Ancient tree quietly cultivates stories

Ancient tree quietly cultivates stories

Since 1984, Mike and Margaret Fogarty have been the caretakers of one of the Bronx’s more curious tales. It is a story with a what, a when and a where — all bizarre — but maddeningly it has no who or why.

In their E. 235th Street yard stands a gnarly Methuselah of a tree allegedly from far away and long ago and, as sure as the sun rises in the morning, that tree has a story to tell. If only it could talk. Now, through no fault of the Fogartys, late word has surfaced the story could be a Bronx-sized tall tale.

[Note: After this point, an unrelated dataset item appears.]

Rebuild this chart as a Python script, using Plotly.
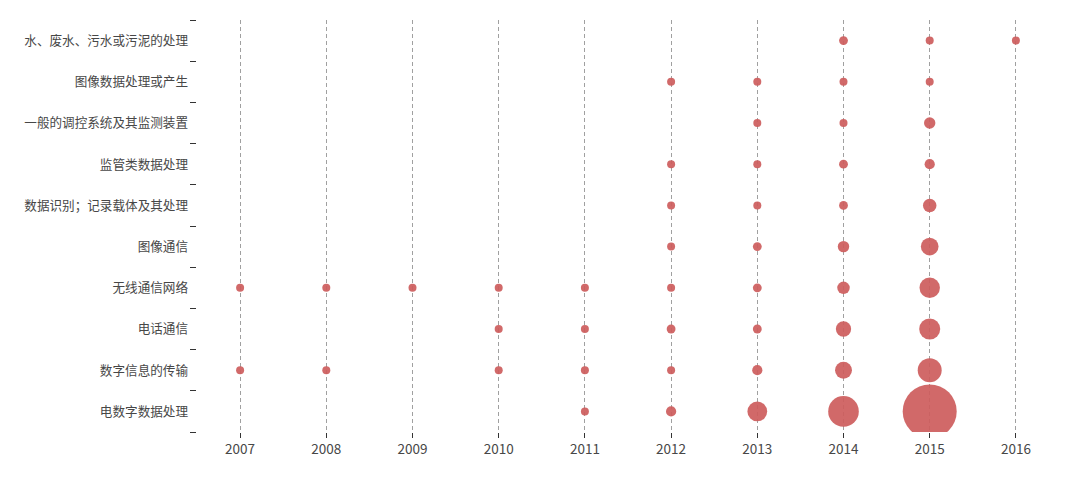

“I pray for her in the storms,” said Margaret. Both she and Mike always refer to the tree in the feminine. “We like her there,” said Mike.

A forester took a coring in 2004, according to Mike, a spry man with a brogue and “85 next month.”

As for the tree: “She’s an African acacia,” he was told and dutifully repeats. It is 315-years old, he said, a living witness to the Broncks in the 1690s. It was budding vibrantly on March 22.

What link the tree might have to the slave trade of the time is speculative. It is undeniably a local landmark, with wedding parties occasionally using it for photos.

The tree stands on a two-foot hummock, surrounded by stacked stones: something of a pedestal. But that could mean that the surrounding land was graded down.

Was the tree nurtured by slaves — perhaps secretly, a totem known to them, yet invisible to the white man as just another tree? Was it a link to a distant homeland and to better times?

Is it the result of an errant seed on a sack from Tripoli that found a climatologically agreeable wagon-wheel rut and thrived?

This day, Mike Fogarty sported a walking stick made from a bit of the tree’s fallings — a 13-year-old branch, “The wood is very hard,” he said. He’s been pricked by the tree’s thorns many times and said, “She’s a mean old girl. She takes care of herself.”

The tree might be among the region’s first “invasives.” The mother tree from her roots has spawned a small acacia forest across Van Cortlandt Park East in the park proper, Fogarty reported.

A Parks Department spokesman, Zachary Feder, said that because the tree is outside the park proper, the city might have no record of it. Responding to a reporter’s call, however, the department expressed keen interest.

The spokesman said a conversation with foresters on hand revealed the tree may actually be a southern European acacia, which would stand a better chance in our climate.

The department’s curiosity roused, the spokesman said a forester would head to the site. The forester’s determination was something of a balloon buster: an on-site appraisal result indicated it was a “pseudo-acacia,” a black locust, that might date only to 1850.